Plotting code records

-------------------------

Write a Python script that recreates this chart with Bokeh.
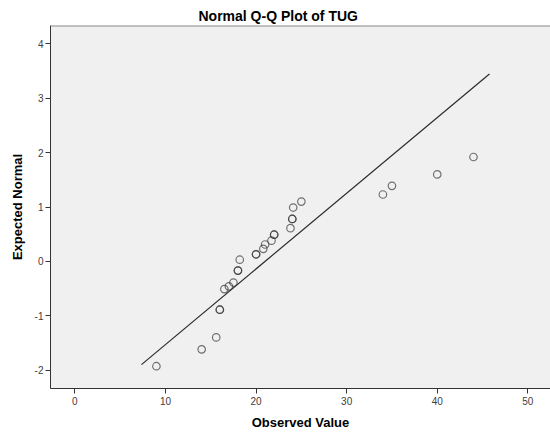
from bokeh.plotting import figure
from bokeh.models import Range1d, Span, FixedTicker, CustomJSTickFormatter
from bokeh.embed import file_html
from bokeh.resources import INLINE

observed = [9.0, 14.0, 15.6, 16.0, 16.5, 17.0, 17.5, 18.0, 18.2, 20.0, 20.8,
            21.0, 21.7, 22.0, 23.8, 24.0, 24.1, 25.0, 34.0, 35.0, 40.0, 44.0]
expected = [-1.93, -1.62, -1.40, -0.89, -0.51, -0.46, -0.39, -0.17, 0.03, 0.13, 0.23,
            0.31, 0.38, 0.49, 0.61, 0.78, 0.99, 1.10, 1.23, 1.39, 1.60, 1.92]
# number of cases sharing each plotted value (ties overplot -> darker rings)
cases = [1, 1, 1, 2, 1, 1, 1, 2, 1, 2, 1,
         1, 1, 2, 1, 2, 1, 1, 1, 1, 1, 1]

# reference line: normal with the sample mean / sd
line_mean = 21.0
line_sd = 7.18
line_x = [7.35, 45.76]
line_y = [(v - line_mean) / line_sd for v in line_x]

x_ticks = [0, 10, 20, 30, 40, 50]
y_ticks = [-2, -1, 0, 1, 2, 3, 4]

FONT = "Liberation Sans"

p = figure(width=550, height=432, output_backend="svg", toolbar_location=None,
           x_range=Range1d(-2.69, 52.5), y_range=Range1d(-2.34, 4.34),
           min_border_left=50, min_border_right=0, min_border_top=25,
           min_border_bottom=44)

p.title.text = "Normal Q-Q Plot of TUG"
p.title.text_font = FONT
p.title.text_font_size = "14px"
p.title.text_font_style = "bold"
p.title.text_color = "#000000"
p.title.align = "left"
p.title.offset = 148
p.title.standoff = 4

p.background_fill_color = "#f0f0f0"
p.border_fill_color = "#ffffff"
p.outline_line_color = None
p.grid.visible = False

fmt = CustomJSTickFormatter(code="return String(tick);")
for ax in (p.xaxis[0], p.yaxis[0]):
    ax.axis_line_color = "#333333"
    ax.axis_line_width = 1
    ax.major_tick_line_color = "#333333"
    ax.major_tick_in = 0
    ax.major_tick_out = 5
    ax.minor_tick_line_color = None
    ax.major_label_text_font = FONT
    ax.major_label_text_font_size = "10px"
    ax.major_label_text_color = "#404040"
    ax.axis_label_text_font = FONT
    ax.axis_label_text_font_size = "13px"
    ax.axis_label_text_font_style = "bold"
    ax.axis_label_text_color = "#000000"
    ax.formatter = fmt

p.xaxis.ticker = FixedTicker(ticks=x_ticks)
p.yaxis.ticker = FixedTicker(ticks=y_ticks)
p.xaxis.axis_label = "Observed Value"
p.yaxis.axis_label = "Expected Normal"
p.xaxis.major_label_standoff = 3
p.yaxis.major_label_standoff = 2
p.xaxis.axis_label_standoff = 7
p.yaxis.axis_label_standoff = 7

# top border of the plot area
p.add_layout(Span(location=4.34, dimension="width", line_color="#8c8c8c", line_width=2))

p.line(line_x, line_y, line_color="#2b2b2b", line_width=1.2)

px, py = [], []
for xv, yv, n in zip(observed, expected, cases):
    for _ in range(n):
        px.append(xv)
        py.append(yv)
p.scatter(px, py, marker="circle", size=7.5, fill_color=None,
          line_color="#333333", line_width=1.2, line_alpha=0.68)

open("out.html", "w").write(file_html(p, INLINE))
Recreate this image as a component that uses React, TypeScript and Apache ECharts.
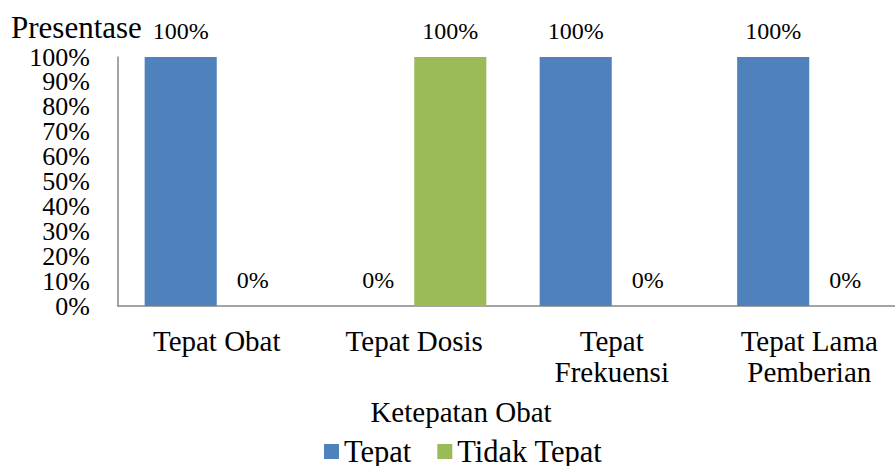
import React, { useEffect, useRef } from "react";
import * as echarts from "echarts";

const categories = ["Tepat Obat", "Tepat Dosis", "Tepat\nFrekuensi", "Tepat Lama\nPemberian"];
const tepatValues = [100, 0, 100, 100];
const tidakTepatValues = [0, 100, 0, 0];
const seriesNames = ["Tepat", "Tidak Tepat"];
const yTickLabels = ["0%", "10%", "20%", "30%", "40%", "50%", "60%", "70%", "80%", "90%", "100%"];
const yAxisTitle = "Presentase";
const xAxisTitle = "Ketepatan Obat";

const FONT = "'Liberation Serif', 'Times New Roman', serif";

export default function App() {
  const ref = useRef<HTMLDivElement>(null);
  useEffect(() => {
    if (!ref.current) return;
    const chart = echarts.init(ref.current, null, { renderer: "svg" });
    const labelCfg = {
      show: true,
      position: "top",
      distance: 14,
      formatter: "{c}%",
      color: "#000",
      fontFamily: FONT,
      fontSize: 24,
    };
    chart.setOption({
      animation: false,
      backgroundColor: "#fff",
      textStyle: { fontFamily: FONT },
      grid: { left: 118, right: 0, top: 57, bottom: 160, containLabel: false },
      legend: {
        data: seriesNames,
        left: 324,
        top: 436,
        padding: 0,
        icon: "rect",
        itemWidth: 15,
        itemHeight: 15,
        itemGap: 26,
        textStyle: { fontFamily: FONT, fontSize: 30.5, lineHeight: 28, color: "#000" },
      },
      graphic: [
        {
          type: "text",
          left: 11,
          top: 12,
          style: { text: yAxisTitle, font: `31px ${FONT}`, fill: "#000" },
        },
        {
          type: "text",
          x: 461,
          y: 412,
          style: {
            text: xAxisTitle,
            font: `29px ${FONT}`,
            fill: "#000",
            textAlign: "center",
            textVerticalAlign: "middle",
          },
        },
      ],
      xAxis: {
        type: "category",
        data: categories,
        axisLine: { show: true, lineStyle: { color: "#868686", width: 1.5 } },
        axisTick: { show: false },
        axisLabel: {
          interval: 0,
          margin: 19,
          color: "#000",
          fontFamily: FONT,
          fontSize: 29,
          lineHeight: 31,
        },
      },
      yAxis: [
        {
          type: "value",
          min: 0,
          max: 100,
          interval: 10,
          axisLine: { show: true, lineStyle: { color: "#868686", width: 1.5 } },
          axisTick: { show: false },
          splitLine: { show: false },
          axisLabel: { show: false },
        },
        {
          type: "category",
          position: "left",
          data: yTickLabels,
          boundaryGap: false,
          axisLine: { show: false },
          axisTick: { show: false },
          splitLine: { show: false },
          axisLabel: {
            interval: 0,
            margin: 28,
            color: "#000",
            fontFamily: FONT,
            fontSize: 26,
            lineHeight: 22,
          },
        },
      ],
      series: [
        {
          name: seriesNames[0],
          type: "bar",
          yAxisIndex: 0,
          data: tepatValues,
          itemStyle: { color: "#4F81BD" },
          barGap: "0%",
          barCategoryGap: "27%",
          label: labelCfg,
        },
        {
          name: seriesNames[1],
          type: "bar",
          yAxisIndex: 0,
          data: tidakTepatValues,
          itemStyle: { color: "#9BBB59" },
          barGap: "0%",
          barCategoryGap: "27%",
          label: labelCfg,
        },
      ],
    });
    return () => chart.dispose();
  }, []);
  return (
    <div style={{ position: "absolute", left: 0, top: 0, width: 895, height: 466, overflow: "hidden" }}>
      <div ref={ref} style={{ width: 908, height: 466 }} />
    </div>
  );
}
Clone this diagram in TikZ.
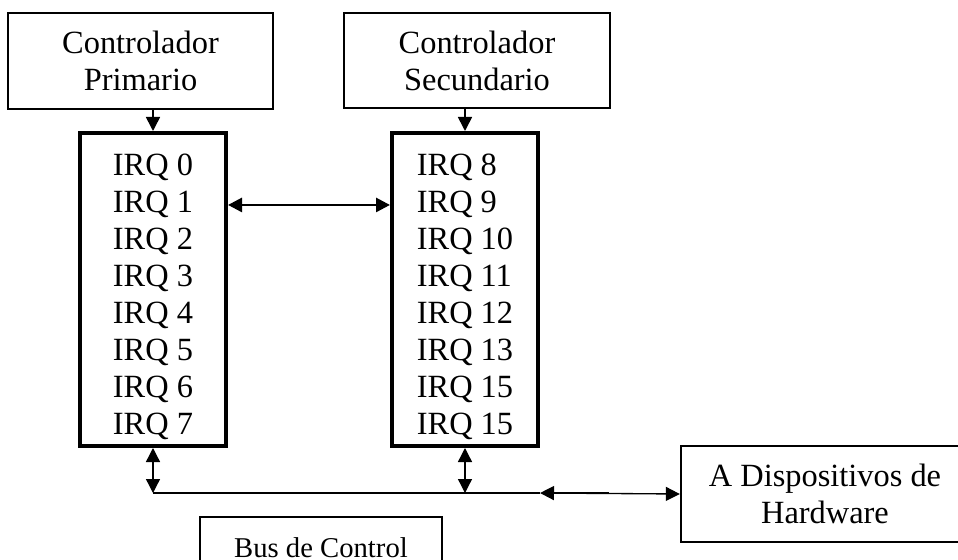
\documentclass[tikz,border=0pt]{standalone}
\usepackage{fontspec}
\setmainfont{Liberation Serif}
\usetikzlibrary{arrows.meta,positioning}

\begin{document}
\begin{tikzpicture}[x=0.75pt, y=-0.75pt, >={Triangle[length=10.5pt,width=10.5pt]},
		every node/.style={font=\fontsize{24.3}{27.7}\selectfont},
		ctrl/.style={draw, line width=1.5pt, align=center, minimum width=199pt, minimum height=71.5pt},
		irq/.style={draw, line width=3pt, align=left, text height=221pt, minimum width=109.5pt, minimum height=234.75pt},
		bus/.style={line width=1pt}]
		\useasboundingbox (0,0) rectangle (958,560);
		\node[ctrl](ctrlA) at (140.5,61) {Controlador\\Primario};
		\node[ctrl](ctrlB) at (477,60.5) {Controlador\\Secundario};
		\node[irq](irqA) at (153,289.5) {IRQ 0\\IRQ 1\\IRQ 2\\IRQ 3\\IRQ 4\\IRQ 5\\IRQ 6\\IRQ 7};
		\node[irq](irqB) at (465,289.5) {IRQ 8\\IRQ 9\\IRQ 10\\IRQ 11\\IRQ 12\\IRQ 13\\IRQ 15\\IRQ 15};
		\node[draw, line width=1.8pt, align=center, minimum width=216pt, minimum height=72pt](hw) at (825,494) {A Dispositivos de\\Hardware};
		\node[draw, line width=1.5pt, minimum width=181.5pt, minimum height=46.5pt,
			font=\fontsize{21.5}{25}\selectfont](busctrl) at (321,548) {Bus de Control};
		\coordinate (busL) at (153,493);
		\coordinate (busR) at (540,493);
		% controladores a las IRQ
		\draw[->, line width=1.2pt] (irqA.north |- ctrlA.south) -- (irqA.north);
		\draw[->, line width=1.2pt] (irqB.north |- ctrlB.south) -- (irqB.north);
		\draw[<->, line width=2pt] ([yshift=63.4pt]irqA.east) -- ([yshift=63.4pt]irqB.west);
		% bus
		\draw[bus] (busL) -- (busR);
		\draw[<->, bus] (irqA.south) -- (irqA.south |- busL);
		\draw[<->, bus] (irqB.south) -- (irqB.south |- busL);
		\draw[<->, bus] (busR) -- (hw.west);
		\draw[line width=2pt] ([xshift=5pt]busR) -- ([xshift=52pt]busR);
	\end{tikzpicture}
\end{document}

-------------------------

#### WRITTEN EXERCISE
Gather all lines of the records that include the word "React".

#### RESPONSE BELOW
Recreate this image as a component that uses React, TypeScript and Apache ECharts.
import React, { useEffect, useRef } from "react";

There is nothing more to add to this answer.